● Exercise goal
Keep the images out and copy every entry below exactly.
-- START OF Given entries --
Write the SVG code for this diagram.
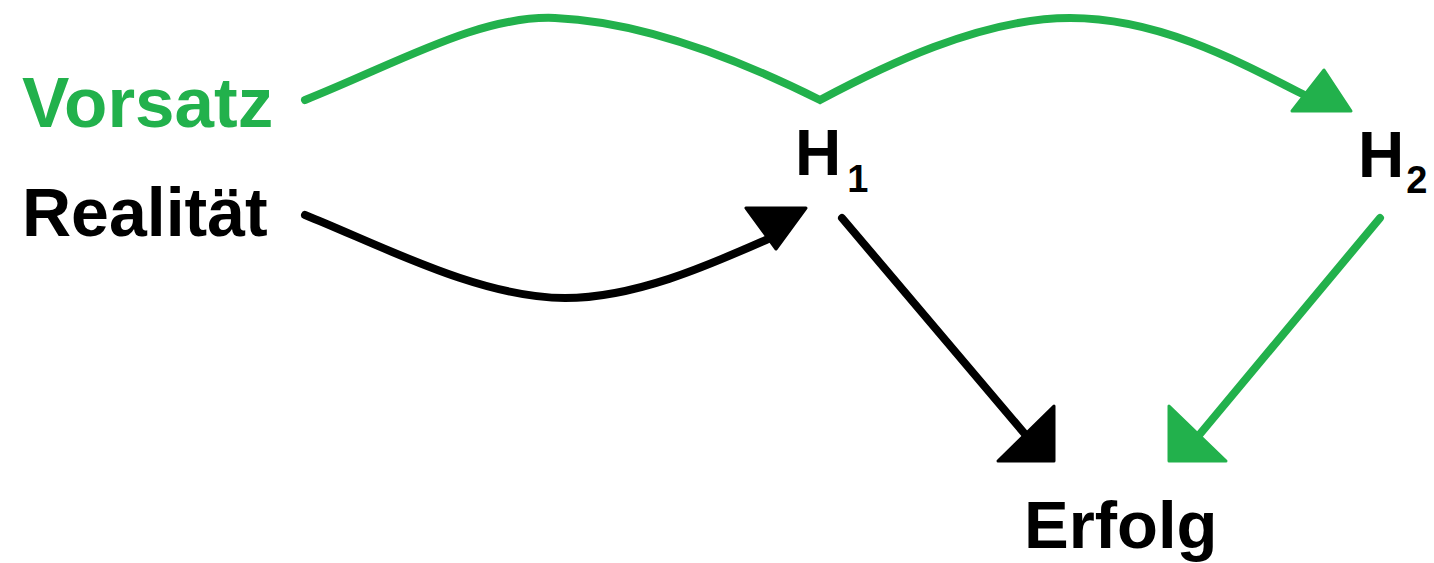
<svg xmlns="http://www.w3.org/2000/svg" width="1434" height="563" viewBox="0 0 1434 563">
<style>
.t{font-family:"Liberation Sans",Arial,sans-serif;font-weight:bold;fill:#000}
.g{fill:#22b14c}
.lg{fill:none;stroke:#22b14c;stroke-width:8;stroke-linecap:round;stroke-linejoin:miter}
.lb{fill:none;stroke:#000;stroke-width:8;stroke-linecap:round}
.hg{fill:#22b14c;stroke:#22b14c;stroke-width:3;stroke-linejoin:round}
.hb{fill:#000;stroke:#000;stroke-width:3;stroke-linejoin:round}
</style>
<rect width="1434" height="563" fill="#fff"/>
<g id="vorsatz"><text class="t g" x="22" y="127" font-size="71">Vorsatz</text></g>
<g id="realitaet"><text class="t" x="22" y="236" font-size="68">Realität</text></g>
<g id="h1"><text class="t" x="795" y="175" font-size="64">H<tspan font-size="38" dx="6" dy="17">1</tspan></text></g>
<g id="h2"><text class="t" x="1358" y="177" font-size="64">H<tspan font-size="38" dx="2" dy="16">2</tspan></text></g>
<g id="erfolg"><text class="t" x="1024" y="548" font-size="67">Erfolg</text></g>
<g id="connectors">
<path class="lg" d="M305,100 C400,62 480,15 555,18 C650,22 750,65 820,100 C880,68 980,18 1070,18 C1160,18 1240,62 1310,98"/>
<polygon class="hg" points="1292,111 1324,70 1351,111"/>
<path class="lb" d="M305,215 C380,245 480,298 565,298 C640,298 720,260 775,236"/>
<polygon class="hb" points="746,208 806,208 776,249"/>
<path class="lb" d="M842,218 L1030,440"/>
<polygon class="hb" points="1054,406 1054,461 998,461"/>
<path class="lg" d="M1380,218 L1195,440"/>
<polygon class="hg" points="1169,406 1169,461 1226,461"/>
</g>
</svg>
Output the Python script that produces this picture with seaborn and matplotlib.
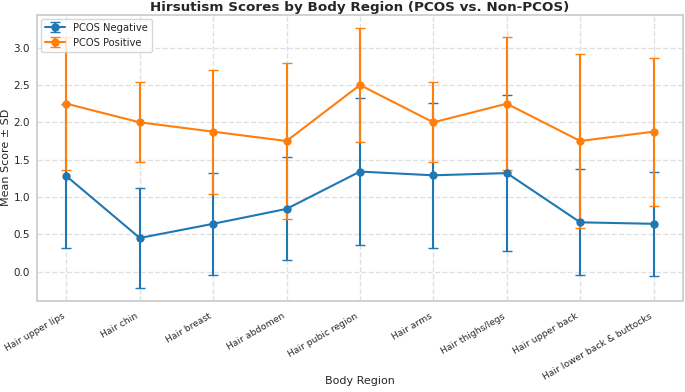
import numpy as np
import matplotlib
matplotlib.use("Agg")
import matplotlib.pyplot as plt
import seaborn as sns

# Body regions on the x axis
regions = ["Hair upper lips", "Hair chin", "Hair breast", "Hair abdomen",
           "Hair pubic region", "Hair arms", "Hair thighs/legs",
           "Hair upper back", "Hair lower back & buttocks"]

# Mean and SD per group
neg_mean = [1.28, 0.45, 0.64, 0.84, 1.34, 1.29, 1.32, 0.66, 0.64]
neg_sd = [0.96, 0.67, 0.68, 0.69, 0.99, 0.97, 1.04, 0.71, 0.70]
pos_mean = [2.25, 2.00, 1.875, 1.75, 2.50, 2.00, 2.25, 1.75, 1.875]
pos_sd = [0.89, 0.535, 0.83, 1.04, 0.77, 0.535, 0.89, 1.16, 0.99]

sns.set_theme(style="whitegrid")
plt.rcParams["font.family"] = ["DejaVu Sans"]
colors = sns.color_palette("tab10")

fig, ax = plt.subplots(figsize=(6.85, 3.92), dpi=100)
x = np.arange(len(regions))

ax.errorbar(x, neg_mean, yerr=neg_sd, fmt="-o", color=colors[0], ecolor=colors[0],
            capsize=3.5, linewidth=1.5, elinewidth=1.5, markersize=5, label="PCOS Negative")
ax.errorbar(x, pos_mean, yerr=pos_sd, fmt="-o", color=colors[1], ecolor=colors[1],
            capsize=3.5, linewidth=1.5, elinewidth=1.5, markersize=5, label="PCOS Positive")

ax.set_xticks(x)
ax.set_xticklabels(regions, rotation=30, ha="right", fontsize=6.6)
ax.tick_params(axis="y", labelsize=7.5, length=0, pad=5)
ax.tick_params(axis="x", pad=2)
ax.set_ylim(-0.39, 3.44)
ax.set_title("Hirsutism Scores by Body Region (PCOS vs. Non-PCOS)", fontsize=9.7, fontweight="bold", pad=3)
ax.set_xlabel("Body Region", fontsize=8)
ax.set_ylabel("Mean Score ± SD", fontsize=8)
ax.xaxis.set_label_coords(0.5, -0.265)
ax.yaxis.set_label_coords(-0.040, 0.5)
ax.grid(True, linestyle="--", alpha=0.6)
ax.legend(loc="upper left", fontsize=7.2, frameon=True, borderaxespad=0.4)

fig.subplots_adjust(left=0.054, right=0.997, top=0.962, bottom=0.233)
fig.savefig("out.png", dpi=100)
-- END OF Given entries --
● Final answer
Write the SVG code for this diagram.
<svg xmlns="http://www.w3.org/2000/svg" width="1434" height="563" viewBox="0 0 1434 563">
<style>
.t{font-family:"Liberation Sans",Arial,sans-serif;font-weight:bold;fill:#000}
.g{fill:#22b14c}
.lg{fill:none;stroke:#22b14c;stroke-width:8;stroke-linecap:round;stroke-linejoin:miter}
.lb{fill:none;stroke:#000;stroke-width:8;stroke-linecap:round}
.hg{fill:#22b14c;stroke:#22b14c;stroke-width:3;stroke-linejoin:round}
.hb{fill:#000;stroke:#000;stroke-width:3;stroke-linejoin:round}
</style>
<rect width="1434" height="563" fill="#fff"/>
<g id="vorsatz"><text class="t g" x="22" y="127" font-size="71">Vorsatz</text></g>
<g id="realitaet"><text class="t" x="22" y="236" font-size="68">Realität</text></g>
<g id="h1"><text class="t" x="795" y="175" font-size="64">H<tspan font-size="38" dx="6" dy="17">1</tspan></text></g>
<g id="h2"><text class="t" x="1358" y="177" font-size="64">H<tspan font-size="38" dx="2" dy="16">2</tspan></text></g>
<g id="erfolg"><text class="t" x="1024" y="548" font-size="67">Erfolg</text></g>
<g id="connectors">
<path class="lg" d="M305,100 C400,62 480,15 555,18 C650,22 750,65 820,100 C880,68 980,18 1070,18 C1160,18 1240,62 1310,98"/>
<polygon class="hg" points="1292,111 1324,70 1351,111"/>
<path class="lb" d="M305,215 C380,245 480,298 565,298 C640,298 720,260 775,236"/>
<polygon class="hb" points="746,208 806,208 776,249"/>
<path class="lb" d="M842,218 L1030,440"/>
<polygon class="hb" points="1054,406 1054,461 998,461"/>
<path class="lg" d="M1380,218 L1195,440"/>
<polygon class="hg" points="1169,406 1169,461 1226,461"/>
</g>
</svg>
Output the Python script that produces this picture with seaborn and matplotlib.
import numpy as np
import matplotlib
matplotlib.use("Agg")
import matplotlib.pyplot as plt
import seaborn as sns

# Body regions on the x axis
regions = ["Hair upper lips", "Hair chin", "Hair breast", "Hair abdomen",
           "Hair pubic region", "Hair arms", "Hair thighs/legs",
           "Hair upper back", "Hair lower back & buttocks"]

# Mean and SD per group
neg_mean = [1.28, 0.45, 0.64, 0.84, 1.34, 1.29, 1.32, 0.66, 0.64]
neg_sd = [0.96, 0.67, 0.68, 0.69, 0.99, 0.97, 1.04, 0.71, 0.70]
pos_mean = [2.25, 2.00, 1.875, 1.75, 2.50, 2.00, 2.25, 1.75, 1.875]
pos_sd = [0.89, 0.535, 0.83, 1.04, 0.77, 0.535, 0.89, 1.16, 0.99]

sns.set_theme(style="whitegrid")
plt.rcParams["font.family"] = ["DejaVu Sans"]
colors = sns.color_palette("tab10")

fig, ax = plt.subplots(figsize=(6.85, 3.92), dpi=100)
x = np.arange(len(regions))

ax.errorbar(x, neg_mean, yerr=neg_sd, fmt="-o", color=colors[0], ecolor=colors[0],
            capsize=3.5, linewidth=1.5, elinewidth=1.5, markersize=5, label="PCOS Negative")
ax.errorbar(x, pos_mean, yerr=pos_sd, fmt="-o", color=colors[1], ecolor=colors[1],
            capsize=3.5, linewidth=1.5, elinewidth=1.5, markersize=5, label="PCOS Positive")

ax.set_xticks(x)
ax.set_xticklabels(regions, rotation=30, ha="right", fontsize=6.6)
ax.tick_params(axis="y", labelsize=7.5, length=0, pad=5)
ax.tick_params(axis="x", pad=2)
ax.set_ylim(-0.39, 3.44)
ax.set_title("Hirsutism Scores by Body Region (PCOS vs. Non-PCOS)", fontsize=9.7, fontweight="bold", pad=3)
ax.set_xlabel("Body Region", fontsize=8)
ax.set_ylabel("Mean Score ± SD", fontsize=8)
ax.xaxis.set_label_coords(0.5, -0.265)
ax.yaxis.set_label_coords(-0.040, 0.5)
ax.grid(True, linestyle="--", alpha=0.6)
ax.legend(loc="upper left", fontsize=7.2, frameon=True, borderaxespad=0.4)

fig.subplots_adjust(left=0.054, right=0.997, top=0.962, bottom=0.233)
fig.savefig("out.png", dpi=100)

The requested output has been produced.